Trust OKS $6.3M in incentives for Boeing
The Oklahoma City Economic Development Trust on Tuesday unanimously approved $6.3 million in job incentives that includes Boeing employees hired in the past year to perform maintenance on Air Force jets and engineers being relocated from Wichita.
The incentives are to be paid from a $75 million general-obligation limited tax bond issue approved by voters in 2007.
Boeing was first approved for an allocation of $1.496 million in 2011 based on 232 jobs associated with the C-130 program moving from Long Beach, Calif. A second phase allocation was expected for an estimated 318 jobs attached to the company’s B-1 program, which also was based in Long Beach.

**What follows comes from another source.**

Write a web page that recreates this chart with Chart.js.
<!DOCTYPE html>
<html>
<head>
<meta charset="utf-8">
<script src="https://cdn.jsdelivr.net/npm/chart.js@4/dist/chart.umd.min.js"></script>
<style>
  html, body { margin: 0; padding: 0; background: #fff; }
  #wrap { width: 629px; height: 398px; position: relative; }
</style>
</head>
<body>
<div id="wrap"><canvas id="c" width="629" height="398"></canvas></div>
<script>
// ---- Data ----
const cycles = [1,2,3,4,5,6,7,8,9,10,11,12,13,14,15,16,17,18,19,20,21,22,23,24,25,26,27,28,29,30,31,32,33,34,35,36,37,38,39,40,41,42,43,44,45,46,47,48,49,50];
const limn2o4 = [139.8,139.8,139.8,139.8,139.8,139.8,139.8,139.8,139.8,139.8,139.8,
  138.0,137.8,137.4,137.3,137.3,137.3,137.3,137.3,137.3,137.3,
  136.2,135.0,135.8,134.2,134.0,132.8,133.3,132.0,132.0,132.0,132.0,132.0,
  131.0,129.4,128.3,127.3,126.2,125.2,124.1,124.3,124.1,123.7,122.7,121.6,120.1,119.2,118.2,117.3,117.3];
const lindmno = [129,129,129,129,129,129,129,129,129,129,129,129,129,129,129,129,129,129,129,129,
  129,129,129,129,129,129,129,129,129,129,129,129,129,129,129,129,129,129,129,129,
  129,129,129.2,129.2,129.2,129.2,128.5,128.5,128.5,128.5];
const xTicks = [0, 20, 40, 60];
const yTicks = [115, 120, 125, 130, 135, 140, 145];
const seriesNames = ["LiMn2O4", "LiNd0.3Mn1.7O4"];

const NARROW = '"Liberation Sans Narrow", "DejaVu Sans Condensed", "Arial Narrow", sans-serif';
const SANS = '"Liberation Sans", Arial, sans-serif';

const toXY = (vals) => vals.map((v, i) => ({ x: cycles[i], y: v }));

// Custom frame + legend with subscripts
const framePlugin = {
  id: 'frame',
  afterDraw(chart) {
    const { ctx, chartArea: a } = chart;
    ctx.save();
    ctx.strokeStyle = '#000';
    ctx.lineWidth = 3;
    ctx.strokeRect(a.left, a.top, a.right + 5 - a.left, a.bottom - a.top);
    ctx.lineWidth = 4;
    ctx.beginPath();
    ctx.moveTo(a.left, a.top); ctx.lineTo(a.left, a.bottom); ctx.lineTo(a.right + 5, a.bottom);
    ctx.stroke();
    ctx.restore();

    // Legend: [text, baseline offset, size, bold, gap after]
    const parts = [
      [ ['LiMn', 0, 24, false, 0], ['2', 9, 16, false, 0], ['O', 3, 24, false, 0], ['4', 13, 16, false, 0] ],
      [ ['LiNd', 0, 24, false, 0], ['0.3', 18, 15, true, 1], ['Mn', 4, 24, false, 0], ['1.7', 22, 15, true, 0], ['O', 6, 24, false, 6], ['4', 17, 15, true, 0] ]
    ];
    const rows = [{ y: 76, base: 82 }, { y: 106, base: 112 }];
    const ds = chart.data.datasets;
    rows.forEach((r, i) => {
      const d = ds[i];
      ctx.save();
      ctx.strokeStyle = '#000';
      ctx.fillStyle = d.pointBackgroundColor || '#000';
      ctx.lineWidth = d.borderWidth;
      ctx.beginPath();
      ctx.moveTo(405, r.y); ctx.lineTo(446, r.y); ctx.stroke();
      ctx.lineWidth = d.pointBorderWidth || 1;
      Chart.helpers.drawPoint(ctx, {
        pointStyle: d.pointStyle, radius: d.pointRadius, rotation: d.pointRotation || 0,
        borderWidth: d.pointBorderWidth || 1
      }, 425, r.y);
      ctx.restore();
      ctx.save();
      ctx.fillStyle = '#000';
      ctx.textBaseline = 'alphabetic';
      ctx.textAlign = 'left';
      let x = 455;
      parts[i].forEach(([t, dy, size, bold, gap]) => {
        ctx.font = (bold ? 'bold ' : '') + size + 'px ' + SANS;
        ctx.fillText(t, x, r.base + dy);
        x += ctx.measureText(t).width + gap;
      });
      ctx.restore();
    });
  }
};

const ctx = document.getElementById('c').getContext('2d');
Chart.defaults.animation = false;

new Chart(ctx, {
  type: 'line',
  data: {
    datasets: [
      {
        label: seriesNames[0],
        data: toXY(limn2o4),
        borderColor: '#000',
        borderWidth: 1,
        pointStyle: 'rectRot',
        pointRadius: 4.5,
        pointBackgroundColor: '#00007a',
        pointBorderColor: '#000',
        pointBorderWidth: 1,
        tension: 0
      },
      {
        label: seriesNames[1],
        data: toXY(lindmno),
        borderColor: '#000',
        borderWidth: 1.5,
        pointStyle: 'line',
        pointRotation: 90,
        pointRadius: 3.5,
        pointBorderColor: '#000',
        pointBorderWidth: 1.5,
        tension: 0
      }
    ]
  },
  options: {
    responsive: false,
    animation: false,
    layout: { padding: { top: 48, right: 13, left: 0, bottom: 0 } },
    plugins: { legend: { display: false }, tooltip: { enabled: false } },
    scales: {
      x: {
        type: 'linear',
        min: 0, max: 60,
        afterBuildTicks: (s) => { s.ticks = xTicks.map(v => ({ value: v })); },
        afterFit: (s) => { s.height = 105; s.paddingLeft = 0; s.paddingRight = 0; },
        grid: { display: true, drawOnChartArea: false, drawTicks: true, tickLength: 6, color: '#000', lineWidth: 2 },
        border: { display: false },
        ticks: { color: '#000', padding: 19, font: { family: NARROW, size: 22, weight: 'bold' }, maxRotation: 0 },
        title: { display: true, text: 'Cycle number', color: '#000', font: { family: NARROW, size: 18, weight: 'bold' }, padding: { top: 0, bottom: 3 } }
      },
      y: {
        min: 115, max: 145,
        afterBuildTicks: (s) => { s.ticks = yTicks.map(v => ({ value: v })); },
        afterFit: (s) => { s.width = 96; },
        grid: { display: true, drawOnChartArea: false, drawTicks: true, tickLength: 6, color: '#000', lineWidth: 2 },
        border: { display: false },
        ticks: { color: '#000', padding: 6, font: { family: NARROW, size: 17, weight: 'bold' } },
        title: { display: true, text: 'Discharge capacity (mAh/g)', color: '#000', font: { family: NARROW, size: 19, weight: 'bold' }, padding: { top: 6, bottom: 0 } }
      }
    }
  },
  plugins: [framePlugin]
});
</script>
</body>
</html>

Boeing approached the city in December asking that with looming Defense Department cuts, the C-130 allocation be combined with some B-1 jobs, with the total being changed from 550 to 285, and be retitled as “Boeing Project No. 1”
Boeing’s capital investment costs for expanding operations in Oklahoma City, initially estimated at $2.8 million, increased to $5.1 million. Based on average salaries, capital investment and net new job creation, the recommended allocation for “Boeing Project No. 1” was set at $1.8 million.

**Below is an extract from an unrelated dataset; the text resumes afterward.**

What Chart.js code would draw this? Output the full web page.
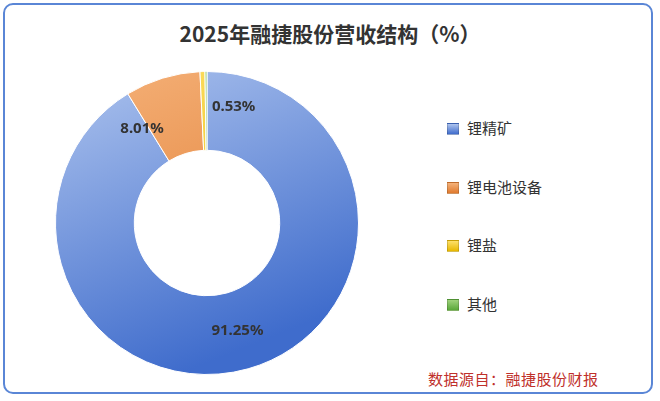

Another $4.5 million incentive package was requested for 800 to 900 engineering jobs being moved from Wichita.
Steve Goo, Vice President Aircraft Modernization and Sustainment at Boeing, told trustees the company was able to reassign employees hired to work on the C-130s to other duties in Oklahoma City and avoided layoffs.
He said the company employs 1,300 in Oklahoma City with an annual payroll topping $96 million.